Center for Collaborative History, Department of History Priya Satia

October 28, 2020 · 12:00 pm · virtual

Global History Workshop

Book Talk | “Time’s Monster: How History Makes History”

Priya Satia, Stanford University

Registration is required to attend.

After registering, you will receive a confirmation email containing a unique link to join the meeting. There is no pre-circulated paper for this workshop.

 

For generations, British thinkers told the history of an empire whose story was still very much in the making. While they wrote of conquest, imperial rule in India, the Middle East, Africa, and the Caribbean was consolidated. While they described the development of imperial governance, rebellions were brutally crushed. As they reimagined empire during the two world wars, decolonization was compromised. Priya Satia shows how these historians not only interpreted the major political events of their time but also shaped the future that followed.

Satia makes clear that historical imagination played a significant role in the unfolding of empire. History emerged as a mode of ethics in the modern period, endowing historians from John Stuart Mill to Winston Churchill with outsized policymaking power. At key moments in Satia’s telling, we find Britons warding off guilty conscience by recourse to particular notions of history, especially those that spotlighted great men helpless before the will of Providence. Braided with this story is an account of alternative visions articulated by anticolonial thinkers such as William Blake, Mahatma Gandhi, and E. P. Thompson. By the mid-twentieth century, their approaches had reshaped the discipline of history and the ethics that came with it.

Time’s Monster demonstrates the dramatic consequences of writing history today as much as in the past. Against the backdrop of enduring global inequalities, debates about reparations, and the crisis in the humanities, Satia’s is an urgent moral voice.


Priya Satia is the Raymond A. Spruance Professor of International History and Professor of History at Stanford University, where she teaches modern British and British empire history.
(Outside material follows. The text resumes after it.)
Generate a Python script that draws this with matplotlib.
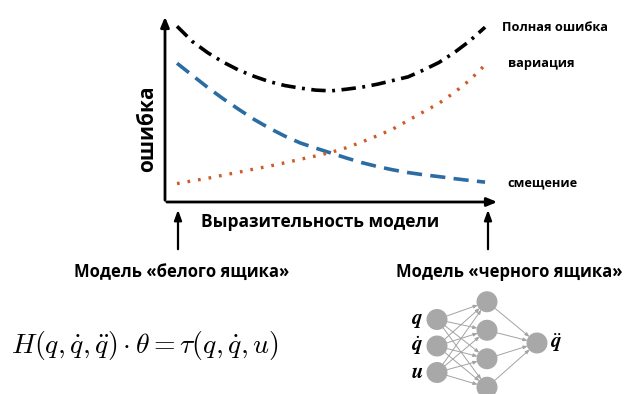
import numpy as np
import matplotlib.pyplot as plt
from matplotlib.patches import Circle

plt.rcParams['font.family'] = ['Open Sans', 'DejaVu Sans']
plt.rcParams['mathtext.fontset'] = 'cm'

# выразительность модели (условные единицы) и ошибки
complexity = [0, 0.5, 1, 1.5, 2, 2.5, 3, 3.5, 4, 4.5, 5,
              5.5, 6, 6.5, 7, 7.5, 8, 8.5, 9, 9.5, 10]
total_err = [9.55, 8.72, 8.11, 7.60, 7.17, 6.83, 6.54, 6.33, 6.19, 6.08, 6.04,
             6.13, 6.24, 6.40, 6.60, 6.80, 7.17, 7.58, 8.12, 8.75, 9.50]
bias = [7.54, 6.88, 6.22, 5.61, 5.04, 4.49, 4.01, 3.58, 3.21, 2.93, 2.66,
        2.39, 2.14, 1.93, 1.75, 1.60, 1.48, 1.38, 1.27, 1.17, 1.08]
variance = [1.00, 1.15, 1.29, 1.46, 1.62, 1.79, 1.95, 2.13, 2.32, 2.50, 2.70,
            2.95, 3.26, 3.60, 3.96, 4.43, 4.90, 5.36, 5.95, 6.62, 7.45]
curve_labels = ['Полная ошибка', 'вариация', 'смещение']

# нейросеть: размеры слоёв и подписи входов/выхода
layer_sizes = [3, 4, 1]
in_labels = [r'$\boldsymbol{q}$', r'$\dot{\boldsymbol{q}}$', r'$\boldsymbol{u}$']
out_label = r'$\ddot{\boldsymbol{q}}$'

W, H = 633, 394
fig = plt.figure(figsize=(W / 100, H / 100), dpi=100)

# фоновая ось в пикселях для схемы
ov = fig.add_axes([0, 0, 1, 1])
ov.set_xlim(0, W)
ov.set_ylim(H, 0)
ov.axis('off')

# ось графика: пиксели 165..498 по x, 18..202 по y
x0, x1, y0, y1 = 165, 498, 18, 202
ax = fig.add_axes([x0 / W, 1 - y1 / H, (x1 - x0) / W, (y1 - y0) / H])
ax.set_xlim(-0.39, 10.42)
ax.set_ylim(0, 10)
ax.axis('off')
ax.patch.set_alpha(0)

ax.plot(complexity, total_err, color='black', lw=2.6, dashes=(4, 1.8, 0.8, 1.8))
ax.plot(complexity, bias, color='#2b6ca3', lw=2.6, dashes=(4.2, 2.3))
ax.plot(complexity, variance, color='#cf5a26', lw=2.4, dashes=(0.8, 2.4))

# стрелки осей
arr = dict(arrowstyle='-|>,head_length=0.6,head_width=0.25', color='black', lw=2)
ov.annotate('', xy=(x0, 14), xytext=(x0, y1 + 1), arrowprops=arr)
ov.annotate('', xy=(x1 + 2, y1), xytext=(x0 - 1, y1), arrowprops=arr)

ov.text(148, 129, 'ошибка', rotation=90, ha='center', va='center',
        fontsize=15, fontweight='bold')
ov.text(320, 222, 'Выразительность модели', ha='center', va='center',
        fontsize=12.5, fontweight='bold')

lab_pos = [(502, 27), (508, 63), (507, 183)]
for t, (px, py) in zip(curve_labels, lab_pos):
    ov.text(px, py, t, ha='left', va='center', fontsize=9.2, fontweight='bold')

# стрелки вверх к подписям моделей
arr2 = dict(arrowstyle='-|>,head_length=0.6,head_width=0.22', color='black', lw=1.6)
for px in (178, 488):
    ov.annotate('', xy=(px, 207), xytext=(px, 252), arrowprops=arr2)

ov.text(182, 272, 'Модель «белого ящика»', ha='center', va='center',
        fontsize=12, fontweight='bold')
ov.text(509, 272, 'Модель «черного ящика»', ha='center', va='center',
        fontsize=12, fontweight='bold')

ov.text(145, 345, r'$H(q,\dot{q},\ddot{q})\cdot\theta=\tau(q,\dot{q},u)$',
        ha='center', va='center', fontsize=20)

# нейросеть
layer_x = [437, 487, 537]
layer_gap = [26.5, 28.5, 0]
layer_cy = [346, 344.5, 343]
r = 9.8
pos = []
for lx, n, gap, cy in zip(layer_x, layer_sizes, layer_gap, layer_cy):
    ys = cy + (np.arange(n) - (n - 1) / 2) * gap
    pos.append([(lx, y) for y in ys])

earr = dict(arrowstyle='-|>,head_length=0.25,head_width=0.1', color='#a3a3a3',
            lw=0.7, shrinkA=0, shrinkB=0)
for a, b in zip(pos[:-1], pos[1:]):
    for (ax_, ay) in a:
        for (bx, by) in b:
            d = np.hypot(bx - ax_, by - ay)
            ux, uy = (bx - ax_) / d, (by - ay) / d
            ov.annotate('', xy=(bx - ux * r, by - uy * r),
                        xytext=(ax_ + ux * r, ay + uy * r), arrowprops=earr)
for layer in pos:
    for (px, py) in layer:
        ov.add_patch(Circle((px, py), r, color='#a8a8a8', zorder=3))

for (px, py), t in zip(pos[0], in_labels):
    ov.text(px - 14, py, t, ha='right', va='center', fontsize=15)
ox, oy = pos[2][0]
ov.text(ox + 13, oy, out_label, ha='left', va='center', fontsize=15)

fig.savefig('out.png', dpi=100, facecolor='white')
Her first book, Spies in Arabia: The Great War and the Cultural Foundations of Britain’s Covert Empire in the Middle East (2008), won three major prizes including the AHA’s Herbert Baxter Adams Prize. Her second book, Empire of Guns: The Violent Making of the Industrial Revolution (2018), also won three major prizes, including the AHA’s Jerry Bentley Prize, and was a finalist for the LA Times Book Prize in History. She has just published a new book, Time’s Monster: How History Makes History (2020). Her prize-winning work has also appeared in several edited collections and scholarly journals such as the American Historical Review, Past & Present, Technology & Culture, History Workshop Journal, Annales, and Humanity. Prof. Satia also writes frequently for popular media, such as Time, The Nation, Washington Post, The New Republic, and Slate.com.